Rodriguez went on to become one of the most prolific Chicano writers of his generation. He authored poems, books and a nationally syndicated column with his wife, Patrisia Gonzales, while lecturing nationwide on everything from police brutality to ethnic studies, Aztec teachings and contemporary politics.

He died Monday of heart failure in Mexico, where he had lived near Teotihuacan for the past three years while working on his next project and continuing to write his own bimonthly column. He was 69.

“Robert always kept his heart and soul with la gente,” said Felix Gutierrez, a retired USC journalism professor who first met Rodriguez when the latter was the editor-in-chief of UCLA’s Chicano newspaper in the 1970s. “He wasn’t looking for a fight, but he was always standing up for the people and issues that other people didn’t stand up for as consistently as they should’ve.”

Prosecutors eventually dropped the charges against Rodriguez, but he still sued, alleging that the deputies had violated his 1st Amendment rights and civil rights. In 1986, a jury awarded him $205,000. He used the money to start a bilingual magazine, telling LA Weekly the following year that “it would’ve been like drinking my own blood” to use the money just on himself. “And that victory represents a lot of blood,” he added.

“He would write in an accessible language,” said poet Matt Sedillo, who helped Rodriguez with an online database of Latinos killed by law enforcement nationwide since 2000. “Not to make the simple complex, but to make the complex simple. The throughline was an open relationship with time. With him, you’d be in Whittier Boulevard, then you’d be with Columbus coming to the Tainos and chopping off their hands.”

Born in Aguascalientes, Mexico, Rodriguez moved with his family to East L.A. as a child in the late 1950s. In his 2021 anthology, “Writing 50 Years (más o menos) Amongst the Gringos,” Rodriguez wrote, “Unable to speak English and being chocolate brown, I became fully aware of the vicious hate” whites and Mexican Americans alike “had against people like me from Mexico.”

He attributed his interest in journalism and Chicano issues to Los Angeles Times columnist Ruben Salazar. Rodriguez’s father watched Salazar’s on-air commentaries for KMEX-TV Channel 34, and Salazar’s killing in 1970 by a sheriff’s deputy who shot a projectile into an East L.A. bar occurred not far from the Rodriguez home. After graduating from UCLA and dabbling in short stories, Rodriguez began to contribute regularly to Lowrider Magazine, which in those days published investigations and on-the-ground dispatches about the Chicano movement as much as it did photos of beautiful cars and women.

That’s how he ended up on Whittier Boulevard that Saturday night.
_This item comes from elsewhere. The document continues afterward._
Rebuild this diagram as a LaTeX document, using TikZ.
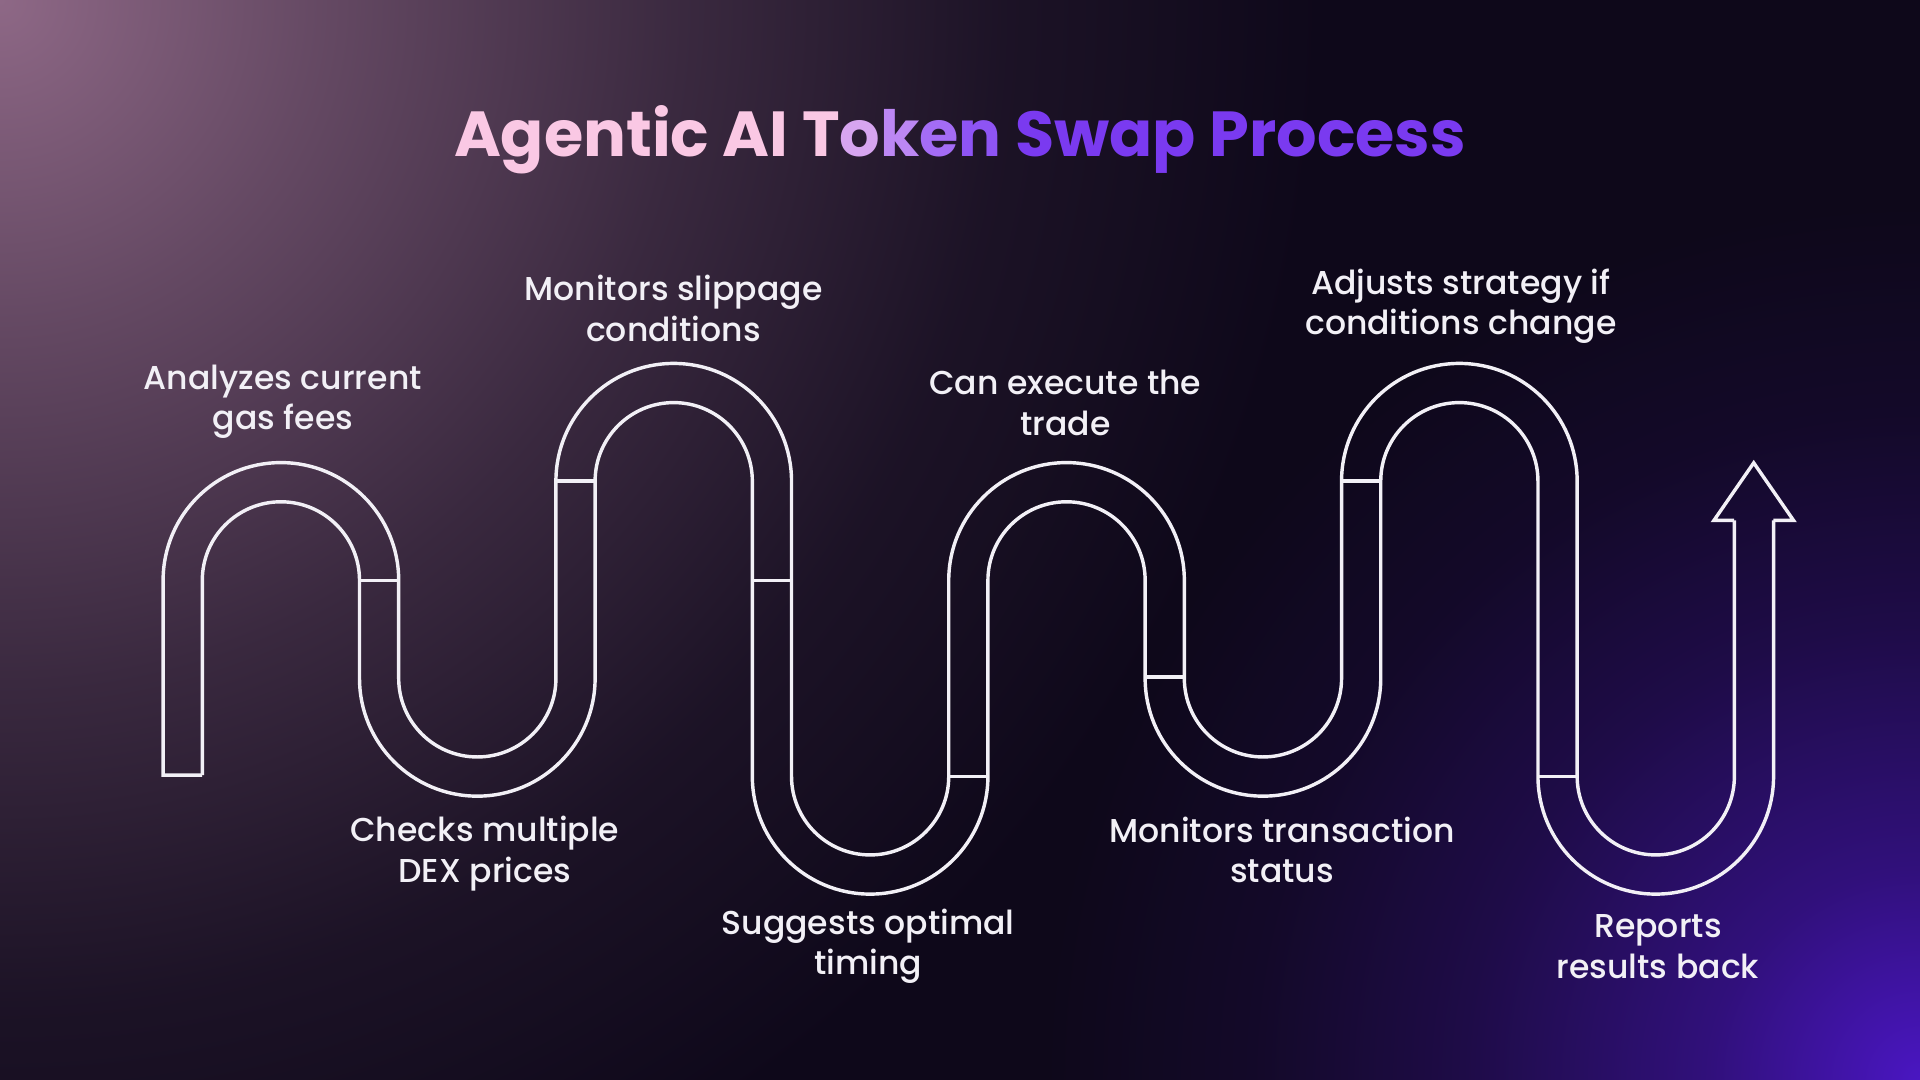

“He wanted to walk away, but he said, ‘No, I got to take pictures,” said Gonzales. “It cut his life short.”

The incident hung over Rodriguez for the rest of his years. He published three books about it, while suffering terrible headaches and nightmares as a result of his injuries. Every year, he commemorated March 25 and Nov. 7 — the anniversaries of his beating and the dropping of the charges against him.

But Gonzales said Rodriguez’s civil lawsuit taught him to not hold hate in his heart, especially after the jury — which had only one person of color on it — found in his favor.

“That was a guiding point to him,” she said. “He believed that people wanted to do right.”

The two met in 1990, at a conference marking Salazar’s death, and married shortly after. In 1993, he invited her to co-write a column he was about to syndicate. “He told me, ‘We are equals. We’re going to co-create together.’”

Their “Column of the Americas” ran for about 13 years as one of the few Latino-penned syndicated columns in the country. The two covered everything from anti-immigrant politics to the War on Terror but increasingly focused on migration, both contemporary and ancient. That led Gonzales and Rodriguez to produce a 2005 documentary on the subject and transition to academia — both got their doctorates at the University of Wisconsin and ended up at the University of Arizona’s Mexican American Studies program, where they were associate professors.

“He would really engage in dialogue with people who thought very differently from us,” responding to hateful letters and appearing on conservative talk shows, Gonzales said. “He believed in humanization and always talked about how too many people dehumanize each other.”

A book cover titled Writing 50 Years Amongst the Gringos
Rodriguez’s 2021 anthology of his work

(Gustavo Arellano/Los Angeles Times)

One of his passions was maize — its history, folklore, science and modern-day uses. He published an academic book about it in 2014 and even wrote a blurb for the bags used by Acapulco Tortilleria in East L.A. that called maize “our sacred sustenance.” His advocacy for the staple crop was such that he would sign some of his writings as Dr. Cintli (corn), a name bestowed on him by a Nahua elder in Sacramento.

“He wanted mexicanos to understand that even though because of colonization they were no longer connected to their tribes, they’re part of an ancient story because they eat corn,” Gonzales said. “It’s the start of your humanity.”

In addition to Gonzales, Rodriguez is survived by his brothers John, David, Alex, Dan and Joe. Services are pending.

“We were always aware that he might not live a long time,” Gonzales said, referring to the trauma of his 1979 beating. “But he lived 300 years in his lifetime. He created so much good. That’s how he found happiness.”